Twelve Girls Band covers Western songs with Chinese instruments

Twelve is a significant number in Chinese culture. There are, as any restaurant placemat will tell you, 12 animals in the zodiac. There are 12 golden hairpins, or jinchai, that represent womanhood. Twelve “Earthly Branches” follow the planets’ orbits to determine months, seasons and hours. The lunar calendar is split into 12-year cycles. And Twelve Girls Band has—you know it—12 girls in it.

The classically-trained members Twelve Girls Band all hail  from China’s top music conservatories. Chosen from 4,000 auditions, they play classical instruments such as the erhu, a two-stringed fiddle; the guzheng, a zither dating back to the Qin Dynasty; and the yangqin, a hammered dulcimer originating from ancient Persia. With these they inject some drama into traditional Chinese melodies as well as modern Western pieces—like Coldplay’s Grammy-Award-winning hit “Clocks:”

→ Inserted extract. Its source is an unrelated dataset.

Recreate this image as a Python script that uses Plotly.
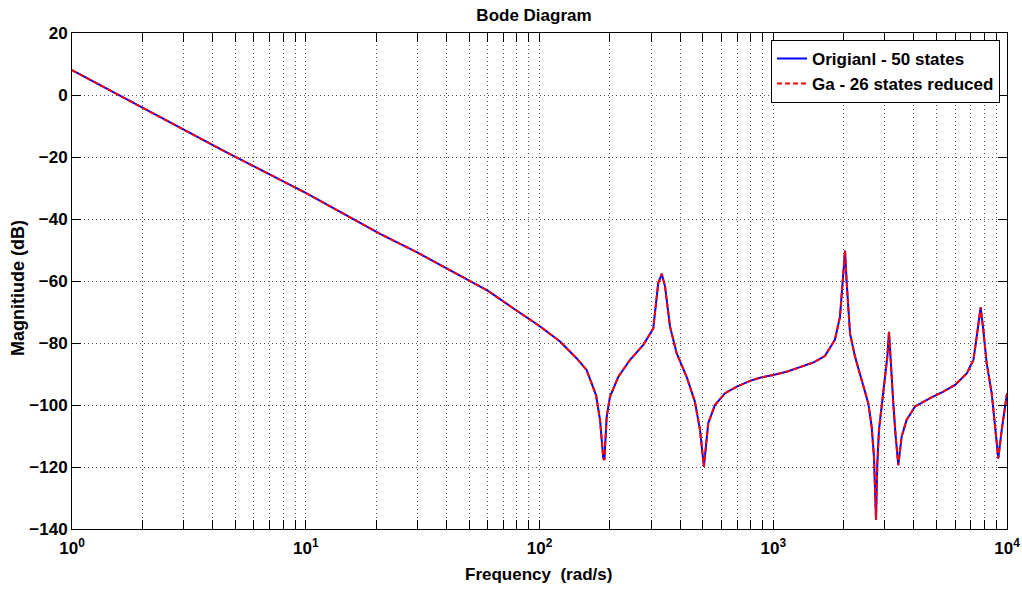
import plotly.graph_objects as go

# Frequency (rad/s) and magnitude (dB)
freq = [1, 2, 4.5, 10, 20.8, 30, 49.4, 60, 80, 100, 122.4, 144, 159, 174.5, 181.5,
        187.5, 189.5, 193.8, 200.3, 217.4, 243.6, 278, 306.7, 322, 333.5, 344.5,
        361.7, 386, 426, 462, 486, 505, 527, 563, 622, 698, 796, 878, 1000, 1150,
        1301, 1483, 1663, 1835, 1930, 1994, 2028, 2062, 2130, 2238, 2389, 2551, 2636,
        2697, 2752, 2788, 2833, 2909, 3006, 3076, 3127, 3178, 3263, 3340, 3428, 3542,
        3721, 4039, 4686, 5343, 5998, 6727, 7182, 7418, 7714, 7918, 8184, 8600, 8883,
        9180, 9490, 9796, 10000]
mag_original = [8.0, -4.0, -18.2, -31.6, -44.8, -50.8, -59.8, -63.1, -69.6, -74.5,
                 -79.5, -84.9, -88.7, -96.8, -104.8, -117.2, -117.7, -103.8, -97.3,
                 -90.9, -85.5, -80.6, -75.3, -60.7, -57.7, -61.8, -74.7, -83.3, -90.9,
                 -98.9, -108, -119.9, -105.9, -100, -96.2, -94.1, -92.2, -91.2, -90.3,
                 -89.2, -87.8, -86.3, -84.2, -79, -71.5, -58.6, -50.2, -60.7, -76.9,
                 -84.4, -91.9, -99.5, -107, -116.7, -137.1, -118.8, -108.1, -100.5,
                 -91.9, -84.4, -76.4, -86.5, -99.5, -110.2, -119.4, -110.2, -104.8,
                 -100.5, -97.8, -95.7, -93.5, -89.8, -85.5, -78, -68.5, -75.8, -86.5,
                 -96.2, -105.9, -117.2, -108.1, -100.5, -96.2]
mag_reduced = list(mag_original)

x_tickvals = [1, 10, 100, 1000, 10000]
x_ticktext = ["10<sup>0</sup>", "10<sup>1</sup>", "10<sup>2</sup>", "10<sup>3</sup>", "10<sup>4</sup>"]
x_minor = [m * d for d in [1, 10, 100, 1000] for m in range(2, 10)]
y_tickvals = [-140, -120, -100, -80, -60, -40, -20, 0, 20]

FONT = "Liberation Sans, Arial, sans-serif"
GRID = "#555555"
DOTS = "1px,3px"

fig = go.Figure()
fig.add_trace(go.Scatter(x=freq, y=mag_original, mode="lines",
                         name="Origianl - 50 states",
                         line=dict(color="#0000ff", width=2)))
fig.add_trace(go.Scatter(x=freq, y=mag_reduced, mode="lines",
                         name="Ga - 26 states reduced",
                         line=dict(color="#ff0000", width=2, dash="5px,3px")))

fig.update_layout(
    width=1022, height=589,
    margin=dict(l=72, r=15, t=33, b=60, autoexpand=False),
    paper_bgcolor="white", plot_bgcolor="white",
    font=dict(family=FONT, size=17, color="black"),
    title=dict(text="<b>Bode Diagram</b>", x=0.5225, xanchor="center",
               y=0.9745, yanchor="middle", font=dict(size=17, family=FONT)),
    showlegend=True,
    legend=dict(x=0.9925, xanchor="right", y=0.986, yanchor="top",
                bgcolor="white", bordercolor="black", borderwidth=1,
                font=dict(size=17, family=FONT, weight="bold"),
                tracegroupgap=0, itemwidth=30),
    annotations=[
        dict(text="<b>Frequency  (rad/s)</b>", xref="paper", yref="paper",
             x=0.4984, y=-0.0927, xanchor="center", yanchor="middle",
             showarrow=False, font=dict(size=17, family=FONT)),
        dict(text="<b>Magnitiude (dB)</b>", xref="paper", yref="paper",
             x=-0.0578, y=0.486, xanchor="center", yanchor="middle", textangle=-90,
             showarrow=False, font=dict(size=18, family=FONT)),
    ],
)

fig.update_xaxes(
    type="log", range=[0, 4], automargin=False,
    tickvals=x_tickvals, ticktext=x_ticktext,
    tickfont=dict(size=17, family=FONT, weight="bold"),
    ticks="inside", ticklen=9, tickcolor="black", ticklabelstandoff=4,
    showline=True, linecolor="black", linewidth=1, mirror="ticks",
    showgrid=True, gridcolor=GRID, griddash=DOTS, gridwidth=1,
    zeroline=False,
    minor=dict(tickvals=x_minor, ticks="inside", ticklen=9, tickcolor="black",
               showgrid=True, gridcolor=GRID, griddash=DOTS, gridwidth=1),
)
fig.update_yaxes(
    range=[-140, 20], tickvals=y_tickvals, automargin=False,
    tickfont=dict(size=17, family=FONT, weight="bold"),
    ticks="inside", ticklen=9, tickcolor="black",
    showline=True, linecolor="black", linewidth=1, mirror="ticks",
    showgrid=True, gridcolor=GRID, griddash=DOTS, gridwidth=1,
    zeroline=False,
)

fig.write_html("out.html")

While they faithfully replicate Chris Martin’s stirring, minimalist piano riff, they also give it the distinctive voice and solo of otherwise-forgotten instruments that peaked in the lavish court ensembles of ancient Chinese royalty. The result is a stunning blend of the familiar—Western ears will recognize the opening notes at a Pavlovian level, while those from the People’s Republic will spot the dizi (a Western-style flute) solo in place of the vocals from a mile away—and the unheard-of, combining into something beautiful that proves to be greater than the sum of its parts.

Twelve Girls Band has toured America in 2004 and 2005, promoting two of their six studio albums. They’ve played Live Earth as well as striking it huge in Japan—and there should be no surprise to their popularity with songs like these.